Except in this scenario, he is Father Knows Best, though not in the Republican mold. It's as if the kid on The Wonder Years grew up to be Daddy. Obama is a new kind of Daddy. He hugs his daughters, sends heartfelt letters to them, jokes about Michelle being in charge and can still seem like the rock solid person who can reassure us that all will be alright.

What may he have learned from his divorce experience that will help him in the White House? Plenty.

Don Gordon, an Ohio University professor and creator of the "Children in the Middle" program for divorcing families, notes that Obama is likely to have learned resilience. "Being president is a piece of cake compared to going through a divorce," he said. "This resilience serves [children of divorce] well in dealing with lengthy stressful situations" since divorces take an extended amount of time to be resolved. "They can tough it out no matter how bad it gets."

Indeed, most divorces require negotiation, compromise and agreeing to disagree. You learn the importance of being reserved and reflective vs. being rash. And why perhaps he likes being No Drama Obama.

Another bonus: Obama is more likely to be sensitive to governmental policies that protect children. He is more likely to make family health care coverage a priority, since many divorced women lose their health coverage.

In 1998, the median income for single mother households was $18,000; for single father households the income was $30,000. The median income for married couple families with children was $57,000.

Jeannette Lofas, the president of the New York based Stepfamily Foundation and my mentor, hopes that Obama will support federal funding to measure the impact of divorce and remarriage on American life which the Bush Administration didn't want to address. "No research is adequately measuring stepfamily life in America," she says. "In stepfamily life, children reside in one house and visit another. This impacts the economics of both households as well as the family relationships."

Perhaps now a discussion could take place on tax breaks for these families, since a dependent is usually claimed by only one household.

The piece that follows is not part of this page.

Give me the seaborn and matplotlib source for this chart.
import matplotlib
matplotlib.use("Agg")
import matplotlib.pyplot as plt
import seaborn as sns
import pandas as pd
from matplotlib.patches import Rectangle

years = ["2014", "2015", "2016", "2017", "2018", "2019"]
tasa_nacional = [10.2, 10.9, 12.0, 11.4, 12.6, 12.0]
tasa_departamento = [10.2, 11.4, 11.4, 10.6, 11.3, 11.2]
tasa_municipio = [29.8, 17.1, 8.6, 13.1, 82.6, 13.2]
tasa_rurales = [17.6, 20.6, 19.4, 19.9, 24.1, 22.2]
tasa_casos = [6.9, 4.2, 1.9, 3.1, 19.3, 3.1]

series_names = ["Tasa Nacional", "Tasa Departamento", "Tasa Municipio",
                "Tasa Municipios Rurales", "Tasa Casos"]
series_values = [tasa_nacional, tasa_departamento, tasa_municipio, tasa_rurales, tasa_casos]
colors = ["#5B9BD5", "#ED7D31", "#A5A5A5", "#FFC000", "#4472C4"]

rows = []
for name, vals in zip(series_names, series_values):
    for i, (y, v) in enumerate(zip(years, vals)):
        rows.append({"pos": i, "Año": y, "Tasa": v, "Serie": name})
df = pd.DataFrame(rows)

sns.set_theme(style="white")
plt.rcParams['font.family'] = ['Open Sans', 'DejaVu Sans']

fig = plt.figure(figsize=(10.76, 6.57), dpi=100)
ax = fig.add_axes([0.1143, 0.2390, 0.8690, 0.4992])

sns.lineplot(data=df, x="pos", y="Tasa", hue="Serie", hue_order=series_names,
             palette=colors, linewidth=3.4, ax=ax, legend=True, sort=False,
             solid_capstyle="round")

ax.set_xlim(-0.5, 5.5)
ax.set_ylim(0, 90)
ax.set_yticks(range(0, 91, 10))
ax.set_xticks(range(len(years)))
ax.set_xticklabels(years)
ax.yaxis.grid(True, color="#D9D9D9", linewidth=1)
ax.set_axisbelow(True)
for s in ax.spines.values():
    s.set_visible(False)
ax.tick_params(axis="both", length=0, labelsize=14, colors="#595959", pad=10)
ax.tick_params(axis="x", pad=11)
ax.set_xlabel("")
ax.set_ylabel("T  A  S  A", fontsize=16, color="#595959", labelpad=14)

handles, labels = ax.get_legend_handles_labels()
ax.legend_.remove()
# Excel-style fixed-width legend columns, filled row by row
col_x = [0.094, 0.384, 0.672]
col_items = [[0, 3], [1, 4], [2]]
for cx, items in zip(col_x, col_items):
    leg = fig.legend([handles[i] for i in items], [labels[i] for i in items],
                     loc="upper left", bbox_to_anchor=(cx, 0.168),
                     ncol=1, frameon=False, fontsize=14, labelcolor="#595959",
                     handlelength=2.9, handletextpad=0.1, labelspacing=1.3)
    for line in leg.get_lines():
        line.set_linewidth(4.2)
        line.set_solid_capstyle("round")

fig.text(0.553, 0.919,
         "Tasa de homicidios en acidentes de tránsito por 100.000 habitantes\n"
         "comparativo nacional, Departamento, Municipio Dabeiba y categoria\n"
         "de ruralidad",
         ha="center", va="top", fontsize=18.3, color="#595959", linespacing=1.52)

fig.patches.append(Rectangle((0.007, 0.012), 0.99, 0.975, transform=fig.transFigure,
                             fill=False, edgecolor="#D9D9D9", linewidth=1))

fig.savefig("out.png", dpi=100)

From experience, I know that a divorced household is like living in two countries, with two different sets of traditions, rules, and expectations. Brokering peace becomes a necessity. Therefore, a child of divorce will be more open to different opinions and may not be as rigid in his/her thinking. Gerald Ford understood intimately the concept of forgiveness and did pardon Richard Nixon despite public outcry.

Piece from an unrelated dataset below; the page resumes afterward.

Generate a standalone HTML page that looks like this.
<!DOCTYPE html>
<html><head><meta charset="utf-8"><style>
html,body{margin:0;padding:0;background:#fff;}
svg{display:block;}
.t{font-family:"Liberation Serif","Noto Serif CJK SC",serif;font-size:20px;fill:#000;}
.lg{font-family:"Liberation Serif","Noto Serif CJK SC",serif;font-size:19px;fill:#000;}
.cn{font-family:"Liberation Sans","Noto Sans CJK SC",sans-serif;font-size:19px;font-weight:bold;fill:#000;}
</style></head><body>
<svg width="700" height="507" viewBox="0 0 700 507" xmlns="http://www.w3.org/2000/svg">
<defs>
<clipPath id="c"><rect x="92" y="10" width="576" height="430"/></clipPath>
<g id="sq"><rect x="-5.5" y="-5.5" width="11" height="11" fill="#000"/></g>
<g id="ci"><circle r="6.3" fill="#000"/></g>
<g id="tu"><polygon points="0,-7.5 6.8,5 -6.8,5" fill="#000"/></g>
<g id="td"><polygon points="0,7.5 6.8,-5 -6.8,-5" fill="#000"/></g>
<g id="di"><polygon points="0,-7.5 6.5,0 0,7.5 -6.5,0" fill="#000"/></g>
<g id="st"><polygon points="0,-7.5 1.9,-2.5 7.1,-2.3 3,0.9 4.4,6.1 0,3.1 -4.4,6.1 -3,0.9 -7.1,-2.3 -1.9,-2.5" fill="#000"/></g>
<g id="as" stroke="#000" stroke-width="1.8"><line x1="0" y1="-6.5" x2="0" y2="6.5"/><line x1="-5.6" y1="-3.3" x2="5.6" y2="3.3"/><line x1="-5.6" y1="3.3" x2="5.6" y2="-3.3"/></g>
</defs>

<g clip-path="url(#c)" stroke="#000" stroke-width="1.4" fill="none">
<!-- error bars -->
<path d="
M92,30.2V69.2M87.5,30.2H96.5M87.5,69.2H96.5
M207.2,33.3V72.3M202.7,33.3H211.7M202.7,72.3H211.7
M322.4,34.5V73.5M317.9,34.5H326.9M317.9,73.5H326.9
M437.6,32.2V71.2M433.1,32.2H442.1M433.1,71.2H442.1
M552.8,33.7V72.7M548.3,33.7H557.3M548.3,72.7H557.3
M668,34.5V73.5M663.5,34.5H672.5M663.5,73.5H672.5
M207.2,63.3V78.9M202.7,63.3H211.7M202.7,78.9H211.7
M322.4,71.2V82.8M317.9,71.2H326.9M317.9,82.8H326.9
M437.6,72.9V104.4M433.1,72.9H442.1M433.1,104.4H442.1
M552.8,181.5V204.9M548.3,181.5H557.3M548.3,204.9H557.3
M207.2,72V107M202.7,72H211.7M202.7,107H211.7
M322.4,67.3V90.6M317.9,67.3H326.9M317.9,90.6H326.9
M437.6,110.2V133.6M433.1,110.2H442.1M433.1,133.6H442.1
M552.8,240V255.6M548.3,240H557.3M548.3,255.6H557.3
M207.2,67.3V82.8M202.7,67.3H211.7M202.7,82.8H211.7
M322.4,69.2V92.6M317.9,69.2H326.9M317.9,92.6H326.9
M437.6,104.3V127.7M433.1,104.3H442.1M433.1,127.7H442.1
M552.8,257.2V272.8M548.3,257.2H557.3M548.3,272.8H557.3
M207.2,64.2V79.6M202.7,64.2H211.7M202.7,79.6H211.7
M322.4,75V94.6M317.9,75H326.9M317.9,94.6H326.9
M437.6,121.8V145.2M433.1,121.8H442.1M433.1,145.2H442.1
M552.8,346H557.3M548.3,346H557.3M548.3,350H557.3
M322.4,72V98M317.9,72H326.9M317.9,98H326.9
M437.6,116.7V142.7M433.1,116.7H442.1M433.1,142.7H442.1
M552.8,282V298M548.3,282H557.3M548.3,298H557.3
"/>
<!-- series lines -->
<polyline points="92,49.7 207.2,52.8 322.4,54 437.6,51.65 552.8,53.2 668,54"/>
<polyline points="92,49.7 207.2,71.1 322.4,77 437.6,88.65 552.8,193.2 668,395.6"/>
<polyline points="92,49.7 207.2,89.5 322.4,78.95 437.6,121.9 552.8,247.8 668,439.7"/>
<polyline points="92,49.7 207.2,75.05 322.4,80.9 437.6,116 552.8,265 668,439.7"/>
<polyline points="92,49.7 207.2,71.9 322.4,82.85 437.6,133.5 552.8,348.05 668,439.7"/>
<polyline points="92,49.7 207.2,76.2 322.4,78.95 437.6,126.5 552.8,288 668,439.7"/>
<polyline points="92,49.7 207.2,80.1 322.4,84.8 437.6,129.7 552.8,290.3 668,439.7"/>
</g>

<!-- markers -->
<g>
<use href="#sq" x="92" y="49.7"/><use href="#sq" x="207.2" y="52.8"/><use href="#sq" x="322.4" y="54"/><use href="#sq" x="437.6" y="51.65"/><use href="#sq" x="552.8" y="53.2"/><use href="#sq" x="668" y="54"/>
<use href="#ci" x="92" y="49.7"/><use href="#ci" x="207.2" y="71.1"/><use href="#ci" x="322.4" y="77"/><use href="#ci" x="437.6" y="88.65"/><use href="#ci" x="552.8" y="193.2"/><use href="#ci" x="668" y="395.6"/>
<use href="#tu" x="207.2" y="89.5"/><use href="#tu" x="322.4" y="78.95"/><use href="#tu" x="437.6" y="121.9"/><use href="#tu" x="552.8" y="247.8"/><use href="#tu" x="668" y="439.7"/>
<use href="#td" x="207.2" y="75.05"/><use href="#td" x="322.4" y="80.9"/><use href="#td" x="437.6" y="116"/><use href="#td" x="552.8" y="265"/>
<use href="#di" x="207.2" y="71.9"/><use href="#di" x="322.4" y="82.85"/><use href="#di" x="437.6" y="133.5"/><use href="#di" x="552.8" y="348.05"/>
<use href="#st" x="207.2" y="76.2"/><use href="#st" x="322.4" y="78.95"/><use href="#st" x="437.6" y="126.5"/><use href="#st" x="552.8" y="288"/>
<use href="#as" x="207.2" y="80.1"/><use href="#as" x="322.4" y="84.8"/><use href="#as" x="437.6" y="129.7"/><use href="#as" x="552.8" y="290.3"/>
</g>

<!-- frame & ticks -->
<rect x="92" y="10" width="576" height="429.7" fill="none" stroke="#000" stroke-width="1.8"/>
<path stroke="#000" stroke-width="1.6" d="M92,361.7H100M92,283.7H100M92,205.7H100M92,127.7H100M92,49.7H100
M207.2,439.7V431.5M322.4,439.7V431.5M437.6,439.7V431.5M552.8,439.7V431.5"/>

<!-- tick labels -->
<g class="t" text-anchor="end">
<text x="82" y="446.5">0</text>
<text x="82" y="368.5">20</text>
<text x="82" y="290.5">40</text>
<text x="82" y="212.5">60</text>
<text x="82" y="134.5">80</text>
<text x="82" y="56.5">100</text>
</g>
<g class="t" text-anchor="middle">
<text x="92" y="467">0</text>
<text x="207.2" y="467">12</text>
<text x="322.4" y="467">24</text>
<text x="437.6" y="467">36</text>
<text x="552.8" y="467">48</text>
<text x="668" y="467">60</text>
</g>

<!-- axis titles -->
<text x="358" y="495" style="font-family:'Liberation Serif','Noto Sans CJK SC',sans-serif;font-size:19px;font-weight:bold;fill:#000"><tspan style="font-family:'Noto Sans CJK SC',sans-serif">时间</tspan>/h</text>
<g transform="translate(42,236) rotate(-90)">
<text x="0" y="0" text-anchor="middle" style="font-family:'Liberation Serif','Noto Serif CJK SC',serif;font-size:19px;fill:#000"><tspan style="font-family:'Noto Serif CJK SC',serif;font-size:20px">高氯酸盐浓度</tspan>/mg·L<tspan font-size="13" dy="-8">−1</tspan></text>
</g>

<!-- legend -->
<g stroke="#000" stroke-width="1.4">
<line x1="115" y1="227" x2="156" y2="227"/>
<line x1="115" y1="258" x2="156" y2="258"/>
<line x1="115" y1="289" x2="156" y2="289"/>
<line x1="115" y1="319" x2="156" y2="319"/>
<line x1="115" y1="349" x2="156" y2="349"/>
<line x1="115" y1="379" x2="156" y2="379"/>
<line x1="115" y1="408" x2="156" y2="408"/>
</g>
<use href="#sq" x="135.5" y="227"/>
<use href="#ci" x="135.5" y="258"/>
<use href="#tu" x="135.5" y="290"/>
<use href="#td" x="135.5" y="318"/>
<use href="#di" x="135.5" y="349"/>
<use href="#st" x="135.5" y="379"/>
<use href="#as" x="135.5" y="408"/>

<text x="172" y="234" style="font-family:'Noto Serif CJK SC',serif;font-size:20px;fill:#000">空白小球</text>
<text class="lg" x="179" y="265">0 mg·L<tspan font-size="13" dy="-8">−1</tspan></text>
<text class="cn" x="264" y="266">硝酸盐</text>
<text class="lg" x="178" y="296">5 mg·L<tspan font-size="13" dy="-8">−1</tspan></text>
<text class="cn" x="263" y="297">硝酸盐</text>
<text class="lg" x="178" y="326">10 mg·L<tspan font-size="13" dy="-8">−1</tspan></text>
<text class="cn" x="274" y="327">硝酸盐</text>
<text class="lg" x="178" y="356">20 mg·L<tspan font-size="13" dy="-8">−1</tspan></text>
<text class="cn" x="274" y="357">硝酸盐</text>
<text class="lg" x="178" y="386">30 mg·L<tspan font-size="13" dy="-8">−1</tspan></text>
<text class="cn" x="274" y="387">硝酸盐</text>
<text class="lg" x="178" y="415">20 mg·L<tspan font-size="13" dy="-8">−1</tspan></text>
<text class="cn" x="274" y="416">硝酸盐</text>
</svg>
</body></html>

However, being a child of divorce -- especially when the father is absent -- also creates a yearning. Yes, our parents teach us who we want to be and who we don't want to be. It also instills a desire for stability as well as a desire to be the agent of change.

So it is really no surprise that Obama picked a woman like Michelle as his wife. Michelle is the product of a stable, loving, two-parent household, and this must have been appealing to the young Barack, who was shuttled to different homes and also lived a long stretch with his maternal grandparents.

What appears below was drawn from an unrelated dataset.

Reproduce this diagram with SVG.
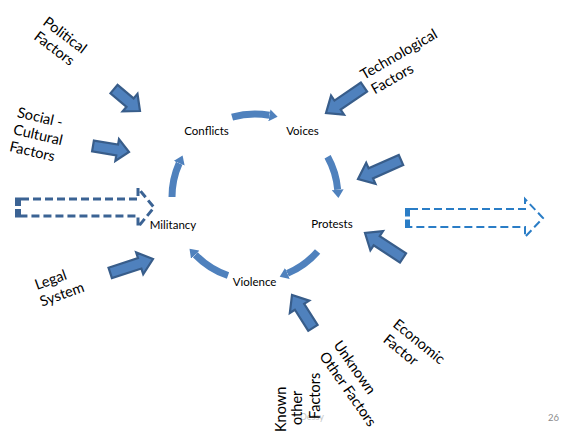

In a recent interview, Obama said, "A part of me was wondering what a strong, reassuring family life would look like ... while Michelle, in a way, wanted to break from that model. In a way only, because she's very attached to family values, but I think she sometimes sees in me a more adventurous way of life, more exotic, and in that respect, we're complementary."

"I think that in a certain way, I've tried all my life to fabricate a family through stories, memories, friends, or ideas. Michelle's family life was different, very stable with two parents, a stay-at-home mom, a brother, a dog, that kind of thing. They've lived in the same house all their lives. And I think that in a certain way we complement each other, we represent two common models of family life in this country. One very stable and strong, another that frees itself from the constraint of a traditional family, travels, separates, is very mobile," Obama said.

This blend, as he describes his relationship with his wife, gives me cause for optimism. Yes, the President and First Lady truly complement each other, and this fusion of experience will surely shape their policies and their approach in defining and inspiring American families.